Conheci o famoso cordelista e xilogravurista pernambucano J. Borges em seu ateliê, na cidade de Bezerros, perto de Caruaru. Isso já tem alguns anos, e ele ainda estava se recuperando de uma cirurgia de catarata. Na ocasião, me deu de presente não só uma bela xilogravura intitulada “O cordelista na feira”, mas também sua matriz entalhada em madeira, ainda com os resíduos coloridos da tinta de gravação. Fiquei bobo feito criança com o mimo, e conversamos um bom tempo sobre literatura popular e imaginação. J. Borges me disse que mente à beça nos cordéis, e que fabulação e mentira são indissociáveis.
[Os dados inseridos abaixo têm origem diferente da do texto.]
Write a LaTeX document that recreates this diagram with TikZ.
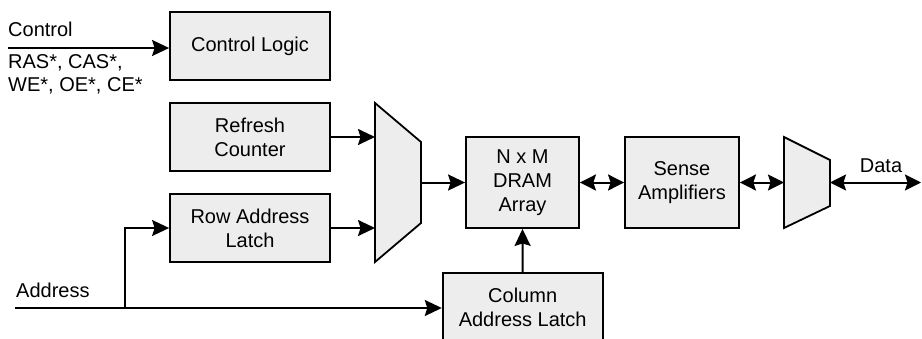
\documentclass[tikz,border=0pt]{standalone}
\usepackage{fontspec}
\setmainfont{Liberation Sans}
\usetikzlibrary{positioning,arrows.meta,calc}

\begin{document}
\begin{tikzpicture}[
    x=1pt, y=-1pt,
    % Styles
    block/.style={
        draw=black, line width=1.8pt, fill=gray!14,
        minimum width=#1, minimum height=68pt, inner sep=0pt,
        font=\fontsize{20}{24}\selectfont, align=center,
    },
    block/.default={160pt},
    mux/.style={draw=black, line width=1.8pt, fill=gray!14, line join=miter},
    arr/.style={-{Stealth[length=17pt,width=16pt,inset=2.5pt]}, line width=2pt},
    biarr/.style={{Stealth[length=16pt,width=16pt,inset=2.5pt]}-{Stealth[length=16pt,width=16pt,inset=2.5pt]}, line width=2pt},
    lbl/.style={font=\fontsize{20}{23}\selectfont, inner sep=0pt, align=left},
]
\useasboundingbox (0,0) rectangle (922,338);

% ================================================================
% LEFT COLUMN: CONTROL, REFRESH, ROW LATCH
% ================================================================
\node[block] (ctrllogic) at (250, 46) {Control Logic};
\node[block] (refresh) at (250, 137) {Refresh\\Counter};
\node[block] (rowlatch) at (250, 228) {Row Address\\Latch};

% ================================================================
% ROW MUX
% ================================================================
\draw[mux] (375,103) -- (421,142) -- (421,223) -- (375,262) -- cycle;
\coordinate (rowmux-in) at (375, 182.5);
\coordinate (rowmux-out) at (421, 182.5);

% ================================================================
% ARRAY, SENSE AMPS, COLUMN LATCH
% ================================================================
\node[block=113pt, minimum height=91pt] (dram) at (522.5, 182.5) {N x M\\DRAM\\Array};
\node[block=114pt, minimum height=91pt] (senseamp) at (682, 182.5) {Sense\\Amplifiers};
\node[block] (collatch) at (522.7, 307) {Column\\Address Latch};

% ================================================================
% DATA MUX
% ================================================================
\draw[mux] (784,137) -- (830,160) -- (830,206) -- (784,228) -- cycle;
\coordinate (datamux-in) at (784, 182.5);
\coordinate (datamux-out) at (830, 182.5);

% ================================================================
% EXTERNAL SIGNALS
% ================================================================
\coordinate (ctrlin) at (8, 48);
\coordinate (addrin) at (15, 308);
\coordinate (addrsplit) at (125, 308);
\coordinate (dataout) at (921, 182.5);

\node[lbl, anchor=base west] (ctrllbl) at (8, 36) {Control};
\node[lbl, anchor=north west] (ctrlsig) at (8, 54) {RAS*, CAS*,\\WE*, OE*, CE*};
\node[lbl, anchor=base west] (addrlbl) at (16, 297) {Address};
\node[lbl, anchor=base] (datalbl) at (881, 172) {Data};

% ================================================================
% ARROWS
% ================================================================
\draw[arr] (ctrlin) -- (ctrllogic.west |- ctrlin);
\draw[arr] (refresh.east) -- (refresh.east -| rowmux-in);
\draw[arr] (rowlatch.east) -- (rowlatch.east -| rowmux-in);
\draw[arr] (rowmux-out) -- (dram.west);
\draw[biarr] (dram.east) -- (senseamp.west);
\draw[biarr] (senseamp.east) -- (datamux-in);
\draw[biarr] (datamux-out) -- (dataout);

% Address fan-out
\draw[arr] (addrin) -- (collatch.west |- addrin);
\draw[arr] (addrsplit) |- (rowlatch.west);
\draw[arr] (collatch.north) -- (dram.south);

\end{tikzpicture}
\end{document}
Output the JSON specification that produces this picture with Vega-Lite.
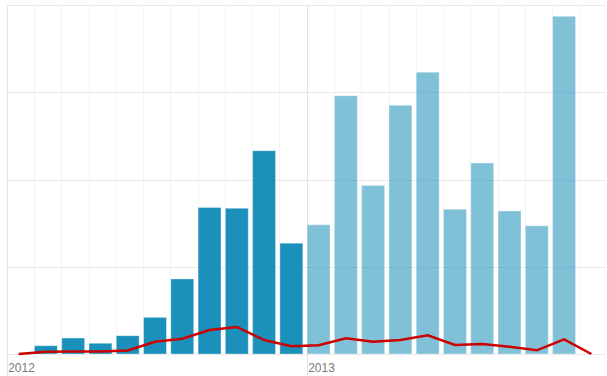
{
  "$schema": "https://vega.github.io/schema/vega-lite/v6.json",
  "width": 600,
  "height": 349,
  "autosize": {"type": "none"},
  "padding": {"left": 5, "top": 5, "right": 2, "bottom": 22},
  "background": "white",
  "config": {"view": {"stroke": null}, "font": "Liberation Sans"},
  "data": {
    "values": [
      {"slot": 0, "year": "2012", "bar": null, "line": 0},
      {"slot": 1, "year": "2012", "bar": 9.5, "line": 2.6},
      {"slot": 2, "year": "2012", "bar": 18.3, "line": 3},
      {"slot": 3, "year": "2012", "bar": 12.3, "line": 3},
      {"slot": 4, "year": "2012", "bar": 21, "line": 4},
      {"slot": 5, "year": "2012", "bar": 42, "line": 14},
      {"slot": 6, "year": "2012", "bar": 86, "line": 17.5},
      {"slot": 7, "year": "2012", "bar": 168, "line": 27.5},
      {"slot": 8, "year": "2012", "bar": 167, "line": 31},
      {"slot": 9, "year": "2012", "bar": 233, "line": 16},
      {"slot": 10, "year": "2012", "bar": 127, "line": 9},
      {"slot": 11, "year": "2013", "bar": 148, "line": 10},
      {"slot": 12, "year": "2013", "bar": 296, "line": 18},
      {"slot": 13, "year": "2013", "bar": 193, "line": 14},
      {"slot": 14, "year": "2013", "bar": 285, "line": 16},
      {"slot": 15, "year": "2013", "bar": 323, "line": 21.4},
      {"slot": 16, "year": "2013", "bar": 166, "line": 10.3},
      {"slot": 17, "year": "2013", "bar": 219, "line": 11.5},
      {"slot": 18, "year": "2013", "bar": 164, "line": 8.4},
      {"slot": 19, "year": "2013", "bar": 147, "line": 4.2},
      {"slot": 20, "year": "2013", "bar": 387, "line": 16.8},
      {"slot": 21, "year": "2013", "bar": null, "line": 0}
    ]
  },
  "encoding": {
    "x": {
      "field": "slot",
      "type": "ordinal",
      "scale": {"paddingInner": 0.16, "paddingOuter": 0.08},
      "axis": {
        "title": null,
        "bandPosition": 0,
        "domain": false,
        "labelAngle": 0,
        "labelAlign": "left",
        "labelBaseline": "middle",
        "labelPadding": -9,
        "labelOffset": -10.5,
        "labelFontSize": 12,
        "labelColor": "#7a7a7a",
        "labelExpr": "datum.value == 0 ? '2012' : (datum.value == 11 ? '2013' : '')",
        "tickSize": 22,
        "tickColor": {"condition": {"test": "datum.value == 0 || datum.value == 11", "value": "#e3e3e3"}, "value": "rgba(0,0,0,0)"},
        "grid": true,
        "gridColor": {"condition": {"test": "datum.value == 0 || datum.value == 11", "value": "#e3e3e3"}, "value": "#f4f4f4"}
      }
    }
  },
  "layer": [
    {
      "mark": {"type": "bar", "stroke": "white", "strokeOpacity": 0.35, "strokeWidth": 1},
      "encoding": {
        "y": {
          "field": "bar",
          "type": "quantitative",
          "scale": {"domain": [0, 400], "nice": false},
          "axis": {
            "title": null,
            "values": [0, 100, 200, 300, 400],
            "labels": false,
            "ticks": false,
            "domain": false,
            "gridColor": "#e9e9e9"
          }
        },
        "color": {"value": "#1a90ba"},
        "opacity": {
          "field": "year",
          "type": "nominal",
          "scale": {"domain": ["2012", "2013"], "range": [1, 0.55]},
          "legend": null
        }
      }
    },
    {
      "mark": {"type": "line", "color": "#cc0000", "strokeWidth": 2.5},
      "encoding": {
        "y": {"field": "line", "type": "quantitative"}
      }
    }
  ]
}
Ariano Suassuna considerava J. Borges o maior gravador popular do Nordeste. Os dois eram grandes amigos. Autor de O Auto da Compadecida, – onde luzia a adorável dupla de mentirosos João Grilo, que mentia por astúcia; e Chicó, que mentia por compulsão ingênua – Suassuna dizia ter simpatia por dois tipos de gente: o doido e o mentiroso. “Os doidos perderam tudo, menos a razão. Têm uma razão particular. Os mentirosos são parecidos com os escritores que, inconformados com a realidade, inventam outras.”

Talvez por acreditar que só os maus jornalistas mentem é que eu tenha decidido ser também cronista. A crônica é meu salvo-conduto para mentir. Quando me perguntam se todas as histórias que eu conto aqui são verdadeiras, eu respondo: depende. E recorro a um personagem de “A grande fome”, de John Fante, para me explicar. Num dos contos do livro, Antônio Bandini é um homem inflexível que recusa nuances de interpretação da vida. Para ele, a verdade é o momento raro em que a palavra está sincronizada com o real. A verdade dele é sempre taxativa, definitiva, inapelável.

O crítico literário José Castelo, analisando o personagem de Fante, vê um laço perverso ligando verdade e retórica. Quando Bandini descreve uma mulher que vive com ele como “feia”, o faz sem atenuantes, como expediente sádico, como exercício destravado de crueldade. Bandini descreve-se como “um escritor de verdade”. Um escritor de verdade não mente? Castelo parece ter a resposta ao fim de seu artigo sobre Fante: “literatura é isso, ficção, invenção, arbítrio. Mas é também o desmascaramento de toda afirmação peremptória”.

Talvez resida nisso a grande força da literatura. Ao contrário do jornalismo, que nos deve perturbar e inquietar desvelando verdades ocultas, a ficção literária é capaz de, mentindo, questionar-nos e revolver nossa alma soprando verdades perturbadoras.